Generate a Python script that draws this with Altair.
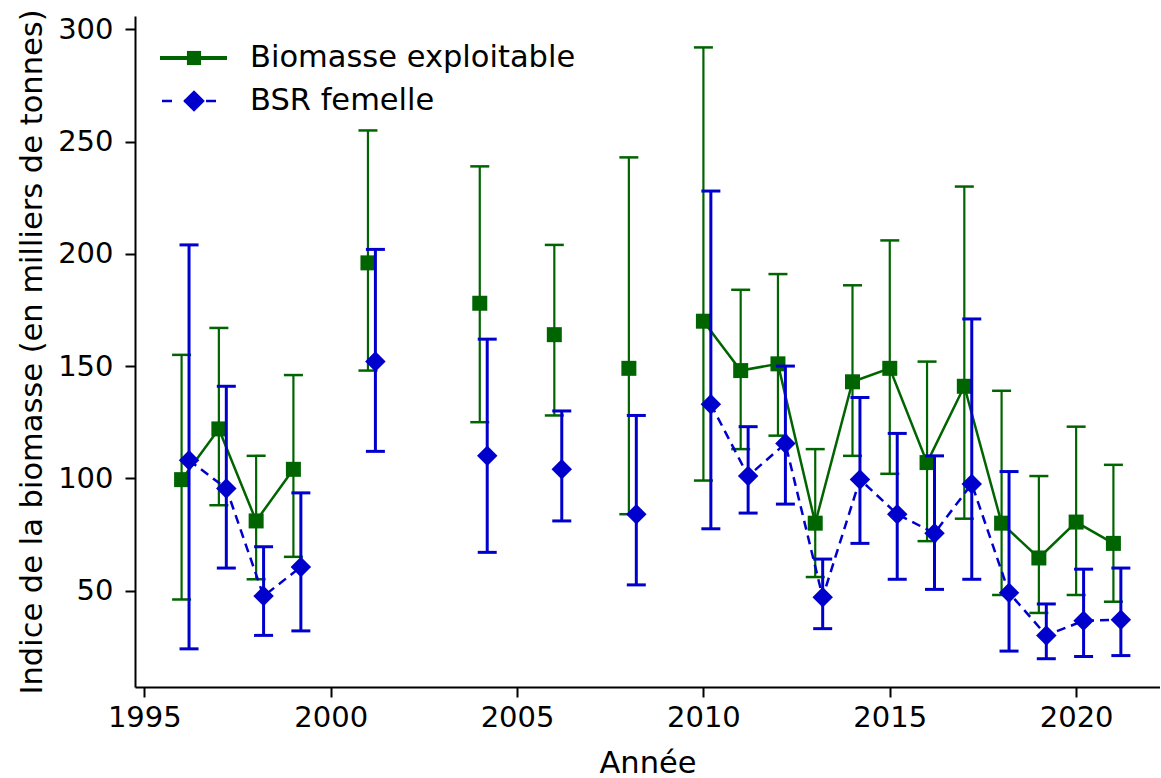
import altair as alt
import pandas as pd

years = [1996, 1997, 1998, 1999, 2001, 2004, 2006, 2008, 2010, 2011,
         2012, 2013, 2014, 2015, 2016, 2017, 2018, 2019, 2020, 2021]

bio_val = [99.4, 122, 81, 104, 196, 178, 164, 149, 170, 148,
           151, 80, 143, 149, 107, 141, 80, 64.5, 80.5, 71]
bio_hi = [155, 167, 110, 146, 255, 239, 204, 243, 292, 184,
          191, 113, 186, 206, 152, 230, 139, 101, 123, 106]
bio_lo = [46, 88, 55, 65, 148, 125, 128, 84, 99, 113,
          119, 56, 110, 102, 72, 82, 48, 40, 48, 45]

bsr_val = [108, 95.5, 47.5, 60.5, 152, 110, 104, 84, 133, 101,
           115.5, 47, 99.5, 84, 75.5, 97.5, 49, 30, 36.5, 37]
bsr_hi = [204, 141, 69.5, 93.5, 202, 162, 130, 128, 228, 123,
          150, 64, 136, 120, 110, 171, 103, 44, 59.5, 60]
bsr_lo = [24, 60, 30, 32, 112, 67, 81, 52.5, 77.5, 84.5,
          88.5, 33, 71, 55, 50.5, 55, 23, 19.6, 20.6, 21]

x_ticks = [1995, 2000, 2005, 2010, 2015, 2020]
y_ticks = [50, 100, 150, 200, 250, 300]
legend_labels = ["Biomasse exploitable", "BSR femelle"]

GREEN = "#006400"
BLUE = "#0000CD"
FONT = "DejaVu Sans"


def segments(yrs):
    seg, out = 0, []
    for i, yv in enumerate(yrs):
        if i > 0 and yv - yrs[i - 1] > 1:
            seg += 1
        out.append(seg)
    return out


seg_ids = segments(years)
df_bio = pd.DataFrame({"year": years, "val": bio_val, "lo": bio_lo, "hi": bio_hi, "seg": seg_ids})
df_bsr = pd.DataFrame({"year": years, "val": bsr_val, "lo": bsr_lo, "hi": bsr_hi, "seg": seg_ids})

xs = alt.Scale(domain=[1994.75, 2022.25], nice=False, zero=False)
ys = alt.Scale(domain=[7, 306], nice=False, zero=False)

X = alt.X("year:Q", scale=xs,
          axis=alt.Axis(values=x_ticks, format="d", title="Année"))
Y = alt.Y("val:Q", scale=ys,
          axis=alt.Axis(values=y_ticks, title="Indice de la biomasse (en milliers de tonnes)"))


def series(df, color, shape, size, bar_w, cap_w, dash, line_w, xoff):
    base = alt.Chart(df)
    rule = base.mark_rule(color=color, strokeWidth=bar_w, xOffset=xoff).encode(
        x=X, y=alt.Y("lo:Q", scale=ys), y2="hi:Q")
    cap_hi = base.mark_tick(color=color, orient="horizontal", size=19, thickness=cap_w,
                            xOffset=xoff, opacity=1).encode(x=X, y=alt.Y("hi:Q", scale=ys))
    cap_lo = base.mark_tick(color=color, orient="horizontal", size=19, thickness=cap_w,
                            xOffset=xoff, opacity=1).encode(x=X, y=alt.Y("lo:Q", scale=ys))
    line_kw = dict(color=color, strokeWidth=line_w, xOffset=xoff)
    if dash:
        line_kw["strokeDash"] = dash
    line = base.mark_line(**line_kw).encode(x=X, y=Y, detail="seg:N")
    pts = base.mark_point(shape=shape, filled=True, size=size, color=color, opacity=1,
                          xOffset=xoff).encode(x=X, y=Y)
    return [rule, cap_hi, cap_lo, line, pts]


layers = series(df_bio, GREEN, "square", 225, 2.2, 2.5, None, 2.5, 0)
layers += series(df_bsr, BLUE, "diamond", 420, 3, 3, [9, 6], 2.5, 7.45)

# legend
leg = alt.Chart(pd.DataFrame({"label": legend_labels}))
leg_bio = leg.transform_filter(alt.datum.label == legend_labels[0])
leg_bsr = leg.transform_filter(alt.datum.label == legend_labels[1])
legend_layers = [
    leg_bio.mark_rule(color=GREEN, strokeWidth=4).encode(
        x=alt.value(25), x2=alt.value(92), y=alt.value(42)),
    leg_bio.mark_point(shape="square", filled=True, size=200, color=GREEN, opacity=1).encode(
        x=alt.value(59), y=alt.value(42)),
    leg_bio.mark_text(align="left", baseline="middle", fontSize=30.5, font=FONT, color="black").encode(
        x=alt.value(115), y=alt.value(42), text="label:N"),
    leg_bsr.mark_rule(color=BLUE, strokeWidth=2.5, strokeDash=[10, 12]).encode(
        x=alt.value(27), x2=alt.value(92), y=alt.value(85)),
    leg_bsr.mark_point(shape="diamond", filled=True, size=470, color=BLUE, opacity=1).encode(
        x=alt.value(59), y=alt.value(85)),
    leg_bsr.mark_text(align="left", baseline="middle", fontSize=30.5, font=FONT, color="black").encode(
        x=alt.value(115), y=alt.value(85), text="label:N"),
]

chart = alt.layer(*layers, *legend_layers).properties(
    width=1025, height=671,
    padding={"left": 135, "top": 16, "right": 0, "bottom": 91},
    autosize=alt.AutoSizeParams(type="none"),
).configure_view(stroke=None).configure_axis(
    grid=False,
    domainColor="black", domainWidth=2,
    tickColor="black", tickWidth=2, tickSize=10,
    labelFont=FONT, labelFontSize=29, labelColor="black",
    titleFont=FONT, titleFontSize=30.5, titleColor="black", titleFontWeight="normal",
).configure_axisX(labelPadding=6, titlePadding=16).configure_axisY(labelPadding=12, titlePadding=10)

chart.save("out.html", embed_options={"renderer": "svg", "actions": False})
▬▬▬▬▬▬▬▬▬▬
Stated problem: Go from the first line of the listing to the line holding "119, 56, 110, 102, 72, 82, 48, 40, 48, 45]" and, please, transcribe those lines exactly, both included, with no pictures.

Solution to the problem:
Generate a Python script that draws this with Altair.
import altair as alt
import pandas as pd

years = [1996, 1997, 1998, 1999, 2001, 2004, 2006, 2008, 2010, 2011,
         2012, 2013, 2014, 2015, 2016, 2017, 2018, 2019, 2020, 2021]

bio_val = [99.4, 122, 81, 104, 196, 178, 164, 149, 170, 148,
           151, 80, 143, 149, 107, 141, 80, 64.5, 80.5, 71]
bio_hi = [155, 167, 110, 146, 255, 239, 204, 243, 292, 184,
          191, 113, 186, 206, 152, 230, 139, 101, 123, 106]
bio_lo = [46, 88, 55, 65, 148, 125, 128, 84, 99, 113,
          119, 56, 110, 102, 72, 82, 48, 40, 48, 45]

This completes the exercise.